No HELL-oween for me!

So another October 31st has rolled around, and I look forward to November 1st just for it to be all over. Nonetheless, it's a beautiful, cool, sunny morning and I will do as I do every other day God allows me to wake up and live: I will be THANKFUL and trust in Him to take care of me.

I look around and see all kinds of disgusting, ugly HELLoween decorations on people's lawns. I've seen everything from scarecrows to all out mock burial sites with an ugly mask at the head, burlap for the dirt, and bony feet. What next? Knife wounds? Fake blood spattered all over the house? Mock chalk marks in the street? It wouldn't surprise me, but the thought of it makes me ill.

I remember putting up stuff for Halloween years ago when my kids were small: pumpkins, little paper ghosts, spider webs complete with little plastic spider rings, and my former favorite, the wind-sock type of paper decor you put on your fence or awning. However, it's been many years since I've done so because I decided that I no longer want to give glory to Satan in any way on October 31st. I refuse to answer the door when trick or treaters knock at night. Enough deceived people do it, but that doesn't mean I'm part of their crowd.

Over the years I've seen a difference in age for trick-or-treaters. I've seen teenagers dressed up like zombies and Frankensteins (and worse) walking the streets like demon-possessed heathens. One thing that really riles me up is seeing moms dressed up like witches or fairies cradling their costumed infants, all because they want to show off their devotion to Satan on Devil's Night, vicariously sacrificing their babies to the Devil. You say, "No I don't?" You are a LIAR! 

Yeah I'm preaching here!! Nobody wants to be left out of the "celebration" and "fun," do they? "It's just harmless fun!" "My kids love it!" Well, your kids will grow up Godless Christ-rejecters because you refuse to teach them NOT to go out on HELLoween night, and other sins you refuse to own up to as parents. And you better check that candy after they get home because God knows how much has been tampered with. Am I meddling? You know it!! 

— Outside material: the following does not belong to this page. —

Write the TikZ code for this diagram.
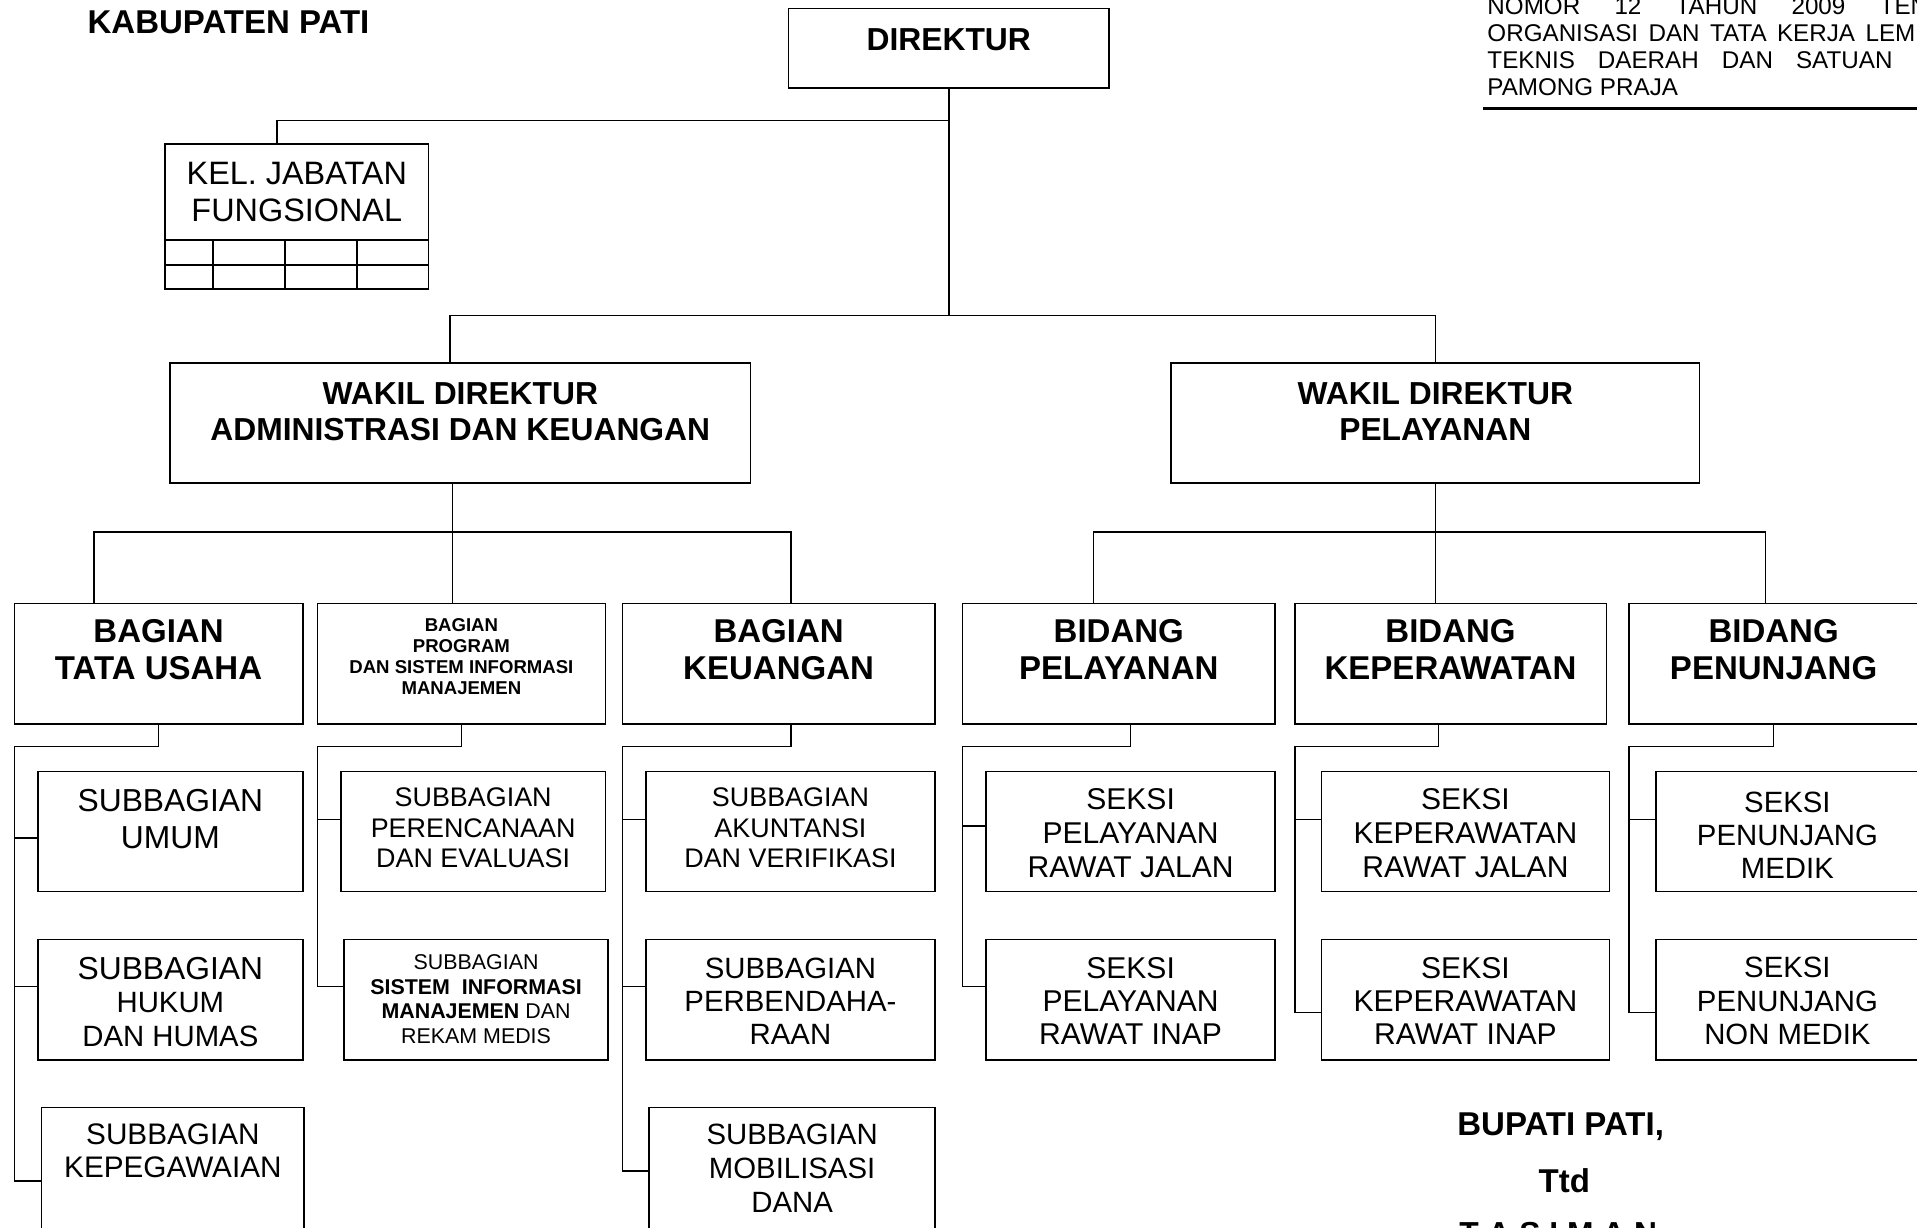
\documentclass[tikz,border=0pt]{standalone}
\usepackage{fontspec}
\setmainfont{Liberation Sans}
\begin{document}
\begin{tikzpicture}[x=1pt,y=-1pt,line width=1.3pt,
orgbox/.style 2 args={draw,inner sep=0pt,outer sep=0pt,anchor=north west,minimum width=#1,minimum height=#2},
headtxt/.style={align=center,inner sep=0pt,font=\bfseries\fontsize{#1}{30}\selectfont},headtxt/.default=27,
subtxt/.style 2 args={align=center,inner sep=0pt,font=\fontsize{#1}{#2}\selectfont}]
\useasboundingbox (0,0) rectangle (1568,1004);
\clip (0,0) rectangle (1568,1004);
\node[headtxt,anchor=base west] (kab) at (71,27.3) {KABUPATEN PATI};
\node[anchor=west,align=left,inner sep=0pt,font=\fontsize{19.8}{22}\selectfont] (perda) at (1216,37.9) {\makebox[414pt][s]{NOMOR 12 TAHUN 2009 TENTANG}\\\makebox[405pt][s]{ORGANISASI DAN TATA KERJA LEMBAGA}\\\makebox[414pt][s]{TEKNIS DAERAH DAN SATUAN POLISI}\\PAMONG PRAJA};
\draw[line width=2.2pt] (1213,88.5)--(1580,88.5);
\node[orgbox={262}{65}] (dir) at (645,7) {};
\node[headtxt=26,anchor=base] (dir-t) at (776,41) {DIREKTUR};
\node[orgbox={215.5}{118.4}] (kel) at (135,118) {};
\node[subtxt={26.5}{30}] (kel-t) at (242.75,156.8) {KEL. JABATAN\\FUNGSIONAL};
\draw (135,196.3)--(350.5,196.3) (135,216.8)--(350.5,216.8);
\foreach \x in {174.2,233,292} \draw (\x,196.3)--(\x,236.4);
\node[orgbox={475}{98}] (wadm) at (139,297) {};
\node[headtxt=26] (wadm-t) at (376.5,336.7) {WAKIL DIREKTUR\\ADMINISTRASI DAN KEUANGAN};
\node[orgbox={432}{98}] (wpel) at (958,297) {};
\node[headtxt=26] (wpel-t) at (1174,336.7) {WAKIL DIREKTUR\\PELAYANAN};
\node[orgbox={236}{98.7}] (btu) at (11.7,493.5) {};
\node[headtxt] (btu-t) at (129.7,531.5) {BAGIAN\\TATA USAHA};
\node[orgbox={235.4}{98.7}] (bprog) at (259.7,493.5) {};
\node[headtxt,font=\bfseries\fontsize{15.2}{17.3}\selectfont] (bprog-t) at (377.4,537.2) {BAGIAN\\PROGRAM\\DAN SISTEM INFORMASI\\MANAJEMEN};
\node[orgbox={255.7}{98.7}] (bkeu) at (509,493.5) {};
\node[headtxt] (bkeu-t) at (636.85,531.5) {BAGIAN\\KEUANGAN};
\node[orgbox={255.4}{98.7}] (bpel) at (787.4,493.5) {};
\node[headtxt] (bpel-t) at (915.1,531.5) {BIDANG\\PELAYANAN};
\node[orgbox={254.9}{98.7}] (bkep) at (1059,493.5) {};
\node[headtxt] (bkep-t) at (1186.45,531.5) {BIDANG\\KEPERAWATAN};
\node[orgbox={236.6}{98.7}] (bpen) at (1332.4,493.5) {};
\node[headtxt] (bpen-t) at (1450.7,531.5) {BIDANG\\PENUNJANG};
\node[orgbox={216.7}{98.1}] (umum) at (31,631.2) {};
\node[subtxt={26}{29.5}] (umum-t) at (139.35,669.95) {SUBBAGIAN\\UMUM};
\node[orgbox={216.3}{98.1}] (perenc) at (278.8,631.2) {};
\node[subtxt={22}{25.2}] (perenc-t) at (387,677.1) {SUBBAGIAN\\PERENCANAAN\\DAN EVALUASI};
\node[orgbox={236.3}{98.1}] (akunt) at (528.4,631.2) {};
\node[subtxt={22}{25.2}] (akunt-t) at (646.55,677.1) {SUBBAGIAN\\AKUNTANSI\\DAN VERIFIKASI};
\node[orgbox={236.1}{98.1}] (pelrj) at (806.7,631.2) {};
\node[subtxt={24.6}{27.7}] (pelrj-t) at (924.75,681.4) {SEKSI\\PELAYANAN\\RAWAT JALAN};
\node[orgbox={235.5}{98.1}] (keprj) at (1080.9,631.2) {};
\node[subtxt={24.6}{27.7}] (keprj-t) at (1198.65,681.4) {SEKSI\\KEPERAWATAN\\RAWAT JALAN};
\node[orgbox={214.8}{98.1}] (penmed) at (1354.6,631.2) {};
\node[subtxt={24}{27.3}] (penmed-t) at (1462,683.2) {SEKSI\\PENUNJANG\\MEDIK};
\node[orgbox={216.7}{98.5}] (hukum) at (31,768.5) {};
\node[subtxt={24}{27.3}] (hukum-t) at (139.35,819.6) {{\fontsize{26}{27.3}\selectfont SUBBAGIAN}\\HUKUM\\DAN HUMAS};
\node[orgbox={216}{98.5}] (sim) at (281.4,768.5) {};
\node[subtxt={17.5}{20.2}] (sim-t) at (389.4,817.1) {SUBBAGIAN\\\textbf{SISTEM\ \ INFORMASI}\\\textbf{MANAJEMEN} DAN\\REKAM MEDIS};
\node[orgbox={236.3}{98.5}] (perbend) at (528.4,768.5) {};
\node[subtxt={24}{27.3}] (perbend-t) at (646.55,818.9) {SUBBAGIAN\\PERBENDAHA-\\RAAN};
\node[orgbox={236.1}{98.5}] (pelri) at (806.7,768.5) {};
\node[subtxt={24.6}{27.3}] (pelri-t) at (924.75,818.7) {SEKSI\\PELAYANAN\\RAWAT INAP};
\node[orgbox={235.5}{98.5}] (kepri) at (1080.9,768.5) {};
\node[subtxt={24.6}{27.3}] (kepri-t) at (1198.65,818.7) {SEKSI\\KEPERAWATAN\\RAWAT INAP};
\node[orgbox={214.8}{98.5}] (pennon) at (1354.6,768.5) {};
\node[subtxt={24}{27.3}] (pennon-t) at (1462,818.9) {SEKSI\\PENUNJANG\\NON MEDIK};
\node[orgbox={214.8}{110}] (kepeg) at (34,905.7) {};
\node[subtxt={24.3}{27.3}] (kepeg-t) at (141.4,941.5) {SUBBAGIAN\\KEPEGAWAIAN};
\node[orgbox={233.8}{110}] (mobil) at (531,905.7) {};
\node[subtxt={24}{27.8}] (mobil-t) at (647.9,955.7) {SUBBAGIAN\\MOBILISASI\\DANA};
\node[headtxt,anchor=base] (bupati) at (1276.5,929) {BUPATI PATI,};
\node[headtxt,anchor=base] (ttd) at (1279.5,975.3) {Ttd};
\node[headtxt=26,anchor=base] (nama) at (1274.5,1017.8) {T A S I M A N};
\coordinate (bar0) at (776,98.7);
\coordinate (bar1) at (776,258);
\coordinate (bar2) at (370,435);
\coordinate (bar3) at (1174,435);
\draw (dir.south)--(bar1);
\draw ([xshift=-16.35pt]kel.north) |- (bar0);
\draw ([xshift=-8.5pt]wadm.north) |- (bar1) -| (wpel.north);
\draw ([xshift=-6.5pt]wadm.south)--(bar2 |- bprog.north);
\draw ([xshift=-52.7pt]btu.north) |- (bar2) -| ([xshift=9.95pt]bkeu.north);
\draw (wpel.south)--(wpel.south |- bkep.north);
\draw ([xshift=-20.8pt]bpel.north) |- (bar3) -| ([xshift=-6.5pt]bpen.north);
\coordinate (t1) at ([yshift=-18.5pt]btu.south west);
\coordinate (t2) at ([yshift=-18.5pt]bprog.south west);
\coordinate (t3) at ([yshift=-18.5pt]bkeu.south west);
\coordinate (t4) at ([yshift=-18.5pt]bpel.south west);
\coordinate (t5) at ([yshift=-18.5pt]bkep.south west);
\coordinate (t6) at ([yshift=-18.5pt]bpen.south west);
\draw (btu.south) |- (t1) |- ([yshift=-5pt]umum.west) (t1) |- ([yshift=10.75pt]hukum.west) (t1) |- ([yshift=49.7pt]kepeg.south west);
\draw (bprog.south) |- (t2) |- ([yshift=10pt]perenc.west) (t2) |- ([yshift=10.75pt]sim.west);
\draw ([xshift=10pt]bkeu.south) |- (t3) |- ([yshift=10pt]akunt.west) (t3) |- ([yshift=10.75pt]perbend.west) (t3) |- ([yshift=57.7pt]mobil.south west);
\draw ([xshift=9.5pt]bpel.south) |- (t4) |- ([yshift=4.75pt]pelrj.west) (t4) |- ([yshift=10.75pt]pelri.west);
\draw ([xshift=-10pt]bkep.south) |- (t5) |- ([yshift=10pt]keprj.west) (t5) |- ([yshift=-10.5pt]kepri.west);
\draw (bpen.south) |- (t6) |- ([yshift=10pt]penmed.west) (t6) |- ([yshift=-10.5pt]pennon.west);
\end{tikzpicture}
\end{document}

I despise every bit of HELLoween. I turn all the lights off, I shut the curtains, I lock the doors, and I refuse to answer any knocks. I don't buy candy for little ingrates to devour. I don't plaster my front yard with ungodly filth from Walmart. As far as you're concerned, I'M NOT HOME!! You can have all your Satanic HELLoween garbage. Jesus Christ lives here, not the Devil!!